START SOURCE EXCERPT

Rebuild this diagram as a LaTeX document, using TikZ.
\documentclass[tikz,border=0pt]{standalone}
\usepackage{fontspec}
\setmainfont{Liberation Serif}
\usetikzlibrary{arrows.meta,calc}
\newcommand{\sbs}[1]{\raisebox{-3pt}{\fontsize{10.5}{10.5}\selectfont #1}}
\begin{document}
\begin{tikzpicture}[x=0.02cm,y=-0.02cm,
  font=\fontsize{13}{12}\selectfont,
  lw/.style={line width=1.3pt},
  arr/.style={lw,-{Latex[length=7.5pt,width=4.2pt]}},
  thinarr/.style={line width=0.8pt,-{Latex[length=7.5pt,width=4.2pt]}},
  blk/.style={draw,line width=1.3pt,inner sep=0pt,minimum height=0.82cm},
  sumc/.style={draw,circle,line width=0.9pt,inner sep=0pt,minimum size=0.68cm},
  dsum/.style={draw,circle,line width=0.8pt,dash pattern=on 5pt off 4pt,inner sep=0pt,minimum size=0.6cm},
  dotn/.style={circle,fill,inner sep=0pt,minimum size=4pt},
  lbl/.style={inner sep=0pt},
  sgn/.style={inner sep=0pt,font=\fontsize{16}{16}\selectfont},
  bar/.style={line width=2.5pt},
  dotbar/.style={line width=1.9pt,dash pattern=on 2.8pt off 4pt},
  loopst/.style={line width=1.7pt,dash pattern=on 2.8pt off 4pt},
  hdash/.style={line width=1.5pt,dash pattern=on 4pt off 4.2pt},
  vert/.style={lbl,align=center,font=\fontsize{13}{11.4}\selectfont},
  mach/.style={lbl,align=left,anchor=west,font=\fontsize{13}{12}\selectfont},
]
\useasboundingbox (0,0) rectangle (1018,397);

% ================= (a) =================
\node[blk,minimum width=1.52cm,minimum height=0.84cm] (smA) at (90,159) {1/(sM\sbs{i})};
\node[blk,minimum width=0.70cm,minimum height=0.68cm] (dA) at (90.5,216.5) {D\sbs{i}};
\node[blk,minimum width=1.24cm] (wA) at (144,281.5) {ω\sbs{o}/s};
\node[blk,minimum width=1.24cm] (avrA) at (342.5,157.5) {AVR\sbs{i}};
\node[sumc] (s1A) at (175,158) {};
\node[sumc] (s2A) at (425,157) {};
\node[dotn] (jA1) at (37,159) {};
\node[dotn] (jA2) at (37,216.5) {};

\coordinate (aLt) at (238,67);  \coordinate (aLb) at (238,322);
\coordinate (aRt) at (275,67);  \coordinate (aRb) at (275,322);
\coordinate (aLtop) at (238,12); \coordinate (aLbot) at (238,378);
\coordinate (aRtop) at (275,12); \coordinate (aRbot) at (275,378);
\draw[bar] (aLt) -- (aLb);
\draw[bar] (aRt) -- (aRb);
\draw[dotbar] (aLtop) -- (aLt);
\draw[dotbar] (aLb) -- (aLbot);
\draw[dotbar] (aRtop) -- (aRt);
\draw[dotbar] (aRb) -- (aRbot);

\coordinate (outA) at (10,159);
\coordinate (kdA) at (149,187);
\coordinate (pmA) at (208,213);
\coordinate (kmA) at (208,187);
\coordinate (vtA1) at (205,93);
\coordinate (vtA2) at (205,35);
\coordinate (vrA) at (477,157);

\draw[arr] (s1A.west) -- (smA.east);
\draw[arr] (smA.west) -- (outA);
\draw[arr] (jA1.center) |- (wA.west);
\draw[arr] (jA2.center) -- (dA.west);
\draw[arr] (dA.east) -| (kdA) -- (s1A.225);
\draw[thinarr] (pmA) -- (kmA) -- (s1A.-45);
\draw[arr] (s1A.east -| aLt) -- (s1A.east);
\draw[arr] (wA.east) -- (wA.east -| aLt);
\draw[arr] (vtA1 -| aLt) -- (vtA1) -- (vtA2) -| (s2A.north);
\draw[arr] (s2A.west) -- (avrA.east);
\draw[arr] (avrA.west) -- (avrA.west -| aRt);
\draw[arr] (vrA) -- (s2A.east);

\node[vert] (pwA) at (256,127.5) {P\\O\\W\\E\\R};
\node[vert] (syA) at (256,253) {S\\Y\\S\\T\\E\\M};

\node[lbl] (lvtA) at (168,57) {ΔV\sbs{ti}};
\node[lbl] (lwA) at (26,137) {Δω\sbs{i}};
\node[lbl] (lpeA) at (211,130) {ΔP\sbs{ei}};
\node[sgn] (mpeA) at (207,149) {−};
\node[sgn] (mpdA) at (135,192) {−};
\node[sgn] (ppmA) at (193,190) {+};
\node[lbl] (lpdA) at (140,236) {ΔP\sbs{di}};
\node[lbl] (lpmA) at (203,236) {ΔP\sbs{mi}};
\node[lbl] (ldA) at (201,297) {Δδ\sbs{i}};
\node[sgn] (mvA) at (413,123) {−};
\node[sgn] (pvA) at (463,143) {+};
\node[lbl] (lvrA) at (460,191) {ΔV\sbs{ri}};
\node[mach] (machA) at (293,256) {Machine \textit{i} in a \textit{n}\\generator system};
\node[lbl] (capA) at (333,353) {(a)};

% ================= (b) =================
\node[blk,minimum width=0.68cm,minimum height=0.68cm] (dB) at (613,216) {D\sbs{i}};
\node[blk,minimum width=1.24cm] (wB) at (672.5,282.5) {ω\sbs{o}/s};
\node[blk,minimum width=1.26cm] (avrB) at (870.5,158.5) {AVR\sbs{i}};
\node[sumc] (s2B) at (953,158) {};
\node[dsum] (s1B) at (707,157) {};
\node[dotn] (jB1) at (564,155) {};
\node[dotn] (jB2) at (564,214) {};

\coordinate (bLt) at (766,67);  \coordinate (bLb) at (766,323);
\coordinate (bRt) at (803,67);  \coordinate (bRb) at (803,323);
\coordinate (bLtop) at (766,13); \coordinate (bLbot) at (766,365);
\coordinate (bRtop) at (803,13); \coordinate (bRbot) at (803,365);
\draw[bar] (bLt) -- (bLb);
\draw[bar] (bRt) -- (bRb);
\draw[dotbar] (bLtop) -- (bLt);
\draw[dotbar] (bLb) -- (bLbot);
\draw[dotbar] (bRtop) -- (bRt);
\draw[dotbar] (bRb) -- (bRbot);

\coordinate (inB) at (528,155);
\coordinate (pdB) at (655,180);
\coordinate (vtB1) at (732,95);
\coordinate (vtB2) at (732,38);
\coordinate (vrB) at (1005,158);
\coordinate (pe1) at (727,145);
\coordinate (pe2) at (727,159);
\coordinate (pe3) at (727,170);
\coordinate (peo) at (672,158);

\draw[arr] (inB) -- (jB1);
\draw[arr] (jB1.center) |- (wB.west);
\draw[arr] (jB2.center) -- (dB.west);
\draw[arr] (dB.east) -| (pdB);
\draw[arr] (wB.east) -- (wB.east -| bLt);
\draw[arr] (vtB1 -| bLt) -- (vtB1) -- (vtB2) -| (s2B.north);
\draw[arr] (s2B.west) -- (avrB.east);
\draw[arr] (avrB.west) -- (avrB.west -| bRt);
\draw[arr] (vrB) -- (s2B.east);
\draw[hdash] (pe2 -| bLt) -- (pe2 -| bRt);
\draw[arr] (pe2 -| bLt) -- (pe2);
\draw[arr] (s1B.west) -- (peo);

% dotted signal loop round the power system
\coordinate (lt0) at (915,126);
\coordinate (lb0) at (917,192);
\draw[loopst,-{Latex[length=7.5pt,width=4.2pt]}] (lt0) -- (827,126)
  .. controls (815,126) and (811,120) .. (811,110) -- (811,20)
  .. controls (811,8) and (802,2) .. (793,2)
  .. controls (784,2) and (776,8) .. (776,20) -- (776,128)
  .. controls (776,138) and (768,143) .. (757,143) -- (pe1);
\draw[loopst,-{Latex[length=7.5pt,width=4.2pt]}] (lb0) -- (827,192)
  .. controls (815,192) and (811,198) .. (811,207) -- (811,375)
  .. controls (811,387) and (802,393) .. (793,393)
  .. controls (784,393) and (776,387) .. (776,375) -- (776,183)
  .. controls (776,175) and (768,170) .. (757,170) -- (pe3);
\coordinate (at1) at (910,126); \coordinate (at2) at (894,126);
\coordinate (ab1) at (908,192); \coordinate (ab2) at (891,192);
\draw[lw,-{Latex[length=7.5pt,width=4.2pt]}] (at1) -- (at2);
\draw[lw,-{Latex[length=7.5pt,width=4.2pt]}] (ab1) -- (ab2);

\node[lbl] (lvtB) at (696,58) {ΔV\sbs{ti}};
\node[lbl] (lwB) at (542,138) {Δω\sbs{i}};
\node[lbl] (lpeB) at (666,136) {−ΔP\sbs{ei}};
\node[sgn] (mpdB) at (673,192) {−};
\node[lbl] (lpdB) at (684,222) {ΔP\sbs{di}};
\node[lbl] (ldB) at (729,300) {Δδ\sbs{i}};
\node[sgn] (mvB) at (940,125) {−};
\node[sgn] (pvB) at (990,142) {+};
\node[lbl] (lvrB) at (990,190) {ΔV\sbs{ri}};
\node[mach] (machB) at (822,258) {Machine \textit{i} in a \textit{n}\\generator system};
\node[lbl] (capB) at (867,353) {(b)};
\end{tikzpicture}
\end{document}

END SOURCE EXCERPT

Return exactly the leading lines of the listing, stopping after the line in which "(0,0) rectangle (1018,397);" occurs.

TASK ANSWER:
Rebuild this diagram as a LaTeX document, using TikZ.
\documentclass[tikz,border=0pt]{standalone}
\usepackage{fontspec}
\setmainfont{Liberation Serif}
\usetikzlibrary{arrows.meta,calc}
\newcommand{\sbs}[1]{\raisebox{-3pt}{\fontsize{10.5}{10.5}\selectfont #1}}
\begin{document}
\begin{tikzpicture}[x=0.02cm,y=-0.02cm,
  font=\fontsize{13}{12}\selectfont,
  lw/.style={line width=1.3pt},
  arr/.style={lw,-{Latex[length=7.5pt,width=4.2pt]}},
  thinarr/.style={line width=0.8pt,-{Latex[length=7.5pt,width=4.2pt]}},
  blk/.style={draw,line width=1.3pt,inner sep=0pt,minimum height=0.82cm},
  sumc/.style={draw,circle,line width=0.9pt,inner sep=0pt,minimum size=0.68cm},
  dsum/.style={draw,circle,line width=0.8pt,dash pattern=on 5pt off 4pt,inner sep=0pt,minimum size=0.6cm},
  dotn/.style={circle,fill,inner sep=0pt,minimum size=4pt},
  lbl/.style={inner sep=0pt},
  sgn/.style={inner sep=0pt,font=\fontsize{16}{16}\selectfont},
  bar/.style={line width=2.5pt},
  dotbar/.style={line width=1.9pt,dash pattern=on 2.8pt off 4pt},
  loopst/.style={line width=1.7pt,dash pattern=on 2.8pt off 4pt},
  hdash/.style={line width=1.5pt,dash pattern=on 4pt off 4.2pt},
  vert/.style={lbl,align=center,font=\fontsize{13}{11.4}\selectfont},
  mach/.style={lbl,align=left,anchor=west,font=\fontsize{13}{12}\selectfont},
]
\useasboundingbox (0,0) rectangle (1018,397);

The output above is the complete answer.